Bluetooth: Host: Fixed where bt_send returns an error but is actually… #74287

LingaoM · 2024-06-14T07:13:59Z

Enhancement

clear var sync make more safe.
add rsp to avoiding deep-copy. (related: Bluetooth: Host: Remove bt_buf_get_cmd_complete #68008)

jhedberg · 2024-06-14T07:40:52Z

@LingaoM while the change looks reasonable, you need to explain (in the commit message) in more detail the sequence of events which will trigger it. Is this purely theoretical, or you actually saw it in practice? If the latter, what kind of build configuration & HW did you have?

Btw, there's a merge conflict, so you need to rebase.

LingaoM · 2024-06-14T07:54:16Z

@LingaoM while the change looks reasonable, you need to explain (in the commit message) in more detail the sequence of events which will trigger it. Is this purely theoretical, or you actually saw it in practice?

In fact, it is not a problem with Zephyr itself. The problem occurred when we ran the Zephyr protocol stack on Linux and tested it. However, we believe that the zephyr protocol stack uses a local variable and should be cleared, which is safer :).

The `sync` is a local variable in the stack space. Clearing this pointer explicitly before releasing it is a safer way. Signed-off-by: Lingao Meng <menglingao@xiaomi.com>

LingaoM · 2024-06-14T08:18:14Z

@alwa-nordic CC :).

subsys/bluetooth/host/hci_core.c

jori-nordic · 2024-06-14T08:45:02Z

@alwa-nordic isn't that what you were trying to avoid with 1cb83a8 ?
Specifically allowing the application to ref() event buffers.

Add `rsp` field to avoid deep-copy for every cmd. Signed-off-by: Lingao Meng <menglingao@xiaomi.com>

LingaoM · 2024-06-14T09:20:38Z

@alwa-nordic isn't that what you were trying to avoid with 1cb83a8 ? Specifically allowing the application to ref() event buffers.

#68008 (comment)

I think the deadlocking problems the host has can really only be solved a principled way: We must stop blocking the event stream from the controller. All these priority levels and extra pools and stuff are just band-aids without technical soundness.

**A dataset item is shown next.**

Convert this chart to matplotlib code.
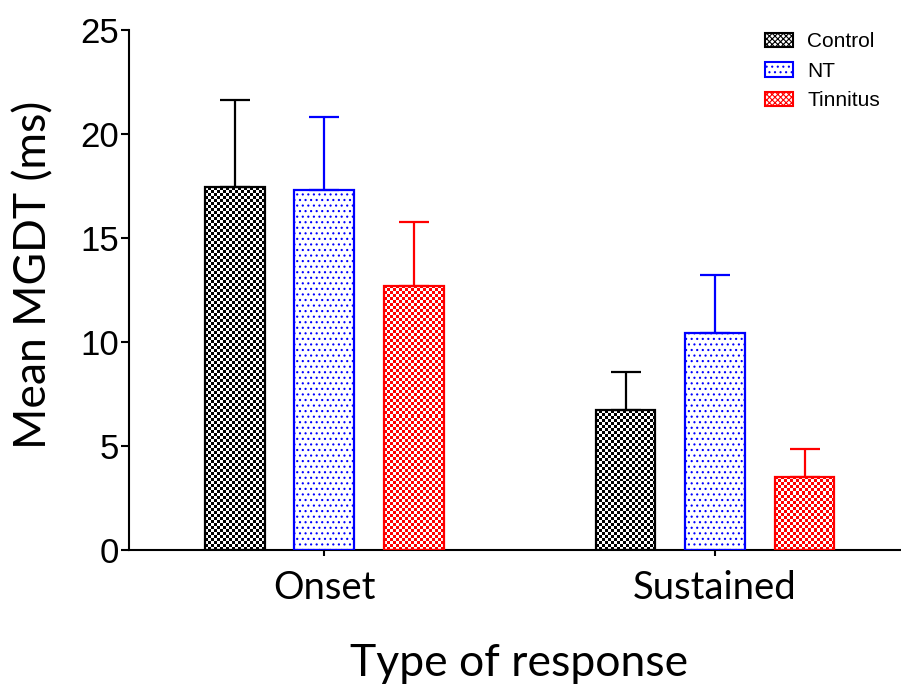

I mean all events must be treated as ISR. And I mean the event buffer must be made available for the next event immediately without any dependencies. If an event handler must keep data around, it must have it's own buffers (it can copy data into or give to the driver for DMA), or it can choose to drop the data. The handler cannot delay the event stream.

I don't think my approach delays the event flow. If you look at the implementation of bt_recv, for the events of evt_flags & BT_HCI_EVT_FLAG_RECV, buf will still be occupied by bt_dev.rx_queue until the BT RX is processed, there is no difference between this method and the method I am using for this PR, and more I think this method is safe than BT RX process, because in most cases only the protocol stack will use the bt_hci_cmd_send_sync API, So we can completely ensure that there is no delayed code in all existing places that use this API and rsp is not empty, on the contrary, BT RX processing buffer events will have many callbacks involving the user layer, which will increase uncertainty.

Thalley

So what this PR really does (besides the renames), is that it replaced a copy with another pointer.

I'm not convinced that this is a better approach as it doesn't seem to solve any issues, but does increase our RAM usage for a small performance gain.

The RAM usage is easily measurable, but do we save anything meaningful when not doing the copy?

Thalley · 2024-06-16T06:39:19Z

subsys/bluetooth/host/hci_core.c

Is cmd(buf)->rsp always non-NULL here?

subsys/bluetooth/host/hci_core.c

LingaoM · 2024-06-16T07:11:05Z

I'm not convinced that this is a better approach as it doesn't seem to solve any issues, but does increase our RAM usage for a small performance gain.

The RAM usage is easily measurable, but do we save anything meaningful when not doing the copy?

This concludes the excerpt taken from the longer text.